> **Set problem**
Starting at the first line of the listing below, repeat each line up to and including the one containing "grid_y = [58, 131, 204, 276, 349]". Leave out pictures.

----

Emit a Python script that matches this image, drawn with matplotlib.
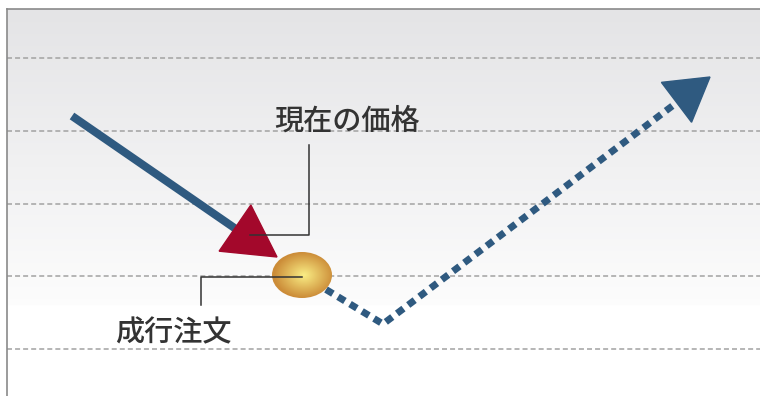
import matplotlib.pyplot as plt
import numpy as np
from matplotlib.patches import Ellipse, Polygon

plt.rcParams['font.family'] = ['Noto Sans CJK JP', 'DejaVu Sans']
plt.rcParams['lines.scale_dashes'] = False

# Price grid levels (pixel-like units, y grows downward)
grid_y = [58, 131, 204, 276, 349]

# Incoming trend (solid): start -> arrow tip
trend_in_x = [72, 277]
trend_in_y = [116, 257]

# Market order fill point
order_x, order_y = 302, 275
order_w, order_h = 60, 46

# Outgoing path (dotted): order -> dip -> arrow tip
trend_out_x = [302, 383, 710]
trend_out_y = [275, 324, 77]

# Labels
labels = ['現在の価格', '成行注文']
label_x = [347, 173]
label_y = [121, 333]

# Leader lines
lead1_x = [309, 309, 250]
lead1_y = [145, 235, 235]
lead2_x = [302, 201, 201]
lead2_y = [277, 277, 305]

BLUE = '#2f5a80'
RED = '#a3082b'
TXT = '#333333'


def head(xs, ys, length, width):
    tip = np.array([xs[-1], ys[-1]], float)
    prev = np.array([xs[-2], ys[-2]], float)
    u = (tip - prev) / np.hypot(*(tip - prev))
    n = np.array([-u[1], u[0]])
    base = tip - u * length
    return [tip, base + n * width / 2, base - n * width / 2], base


fig = plt.figure(figsize=(7.6, 3.96), dpi=100)
ax = fig.add_axes([7 / 760, 0, 753 / 760, 387 / 396])
ax.set_xlim(7, 760)
ax.set_ylim(396, 9)
ax.set_xticks([])
ax.set_yticks([])
for s in ['right', 'bottom']:
    ax.spines[s].set_visible(False)
for s in ['left', 'top']:
    ax.spines[s].set_color('#8a8a8a')
    ax.spines[s].set_linewidth(1.2)

# background gradient: grey at top fading to white
rows = np.linspace(9, 396, 400)
t = np.clip((rows - 9) / (305 - 9), 0, 1)
top = np.array([0.894, 0.894, 0.902])
bot = np.array([0.99, 0.99, 0.99])
grad = top[None, :] * (1 - t[:, None]) + bot[None, :] * t[:, None]
grad[rows > 305] = 1.0
ax.imshow(grad[:, None, :], extent=[7, 760, 396, 9], aspect='auto', zorder=0)

# grid
for gy in grid_y:
    ax.plot([7, 760], [gy, gy], color='#a2a2a2', lw=1.1,
            dashes=(3.6, 2.2), zorder=1)

# incoming solid trend with red head
tri, base = head(trend_in_x, trend_in_y, 51, 56)
ax.plot([trend_in_x[0], base[0] + 4], [trend_in_y[0], base[1] + 3],
        color=BLUE, lw=5.8, solid_capstyle='butt', zorder=3)
ax.add_patch(Polygon(tri, closed=True, color=RED, zorder=4))

# outgoing dotted path with blue head
tri2, base2 = head(trend_out_x, trend_out_y, 42, 50)
ox = trend_out_x[:-1] + [base2[0] - 2]
oy = trend_out_y[:-1] + [base2[1] + 2]
ax.plot(ox, oy, color=BLUE, lw=5.0, dashes=(5.8, 4.3),
        dash_capstyle='butt', solid_joinstyle='miter', zorder=3)
ax.add_patch(Polygon(tri2, closed=True, color=BLUE, zorder=4))

# order point: radial gold gradient ellipse
ell = Ellipse((order_x, order_y), order_w, order_h, facecolor='none',
              edgecolor='none', zorder=5)
ax.add_patch(ell)
gx = np.linspace(order_x - order_w / 2, order_x + order_w / 2, 120)
gy_ = np.linspace(order_y - order_h / 2, order_y + order_h / 2, 90)
X, Y = np.meshgrid(gx, gy_)
r = np.clip(np.hypot((X - order_x - 2) / (order_w / 2), (Y - order_y) / (order_h / 2)), 0, 1)
c0 = np.array([0.98, 0.93, 0.52])
c1 = np.array([0.80, 0.55, 0.22])
w = r[..., None] ** 1.0
img = c0 * (1 - w) + c1 * w
im = ax.imshow(img, extent=[gx[0], gx[-1], gy_[-1], gy_[0]], aspect='auto',
               zorder=5, interpolation='bilinear')
im.set_clip_path(ell)

# leader lines
ax.plot(lead1_x, lead1_y, color=TXT, lw=1.1, zorder=6)
ax.plot(lead2_x, lead2_y, color=TXT, lw=1.1, zorder=6)

for s, x, y in zip(labels, label_x, label_y):
    ax.text(x, y, s, fontsize=21, color=TXT, ha='center', va='center',
            fontweight='medium', zorder=7)

fig.savefig('out.png', dpi=100)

----

> **Worked answer**
Emit a Python script that matches this image, drawn with matplotlib.
import matplotlib.pyplot as plt
import numpy as np
from matplotlib.patches import Ellipse, Polygon

plt.rcParams['font.family'] = ['Noto Sans CJK JP', 'DejaVu Sans']
plt.rcParams['lines.scale_dashes'] = False

# Price grid levels (pixel-like units, y grows downward)
grid_y = [58, 131, 204, 276, 349]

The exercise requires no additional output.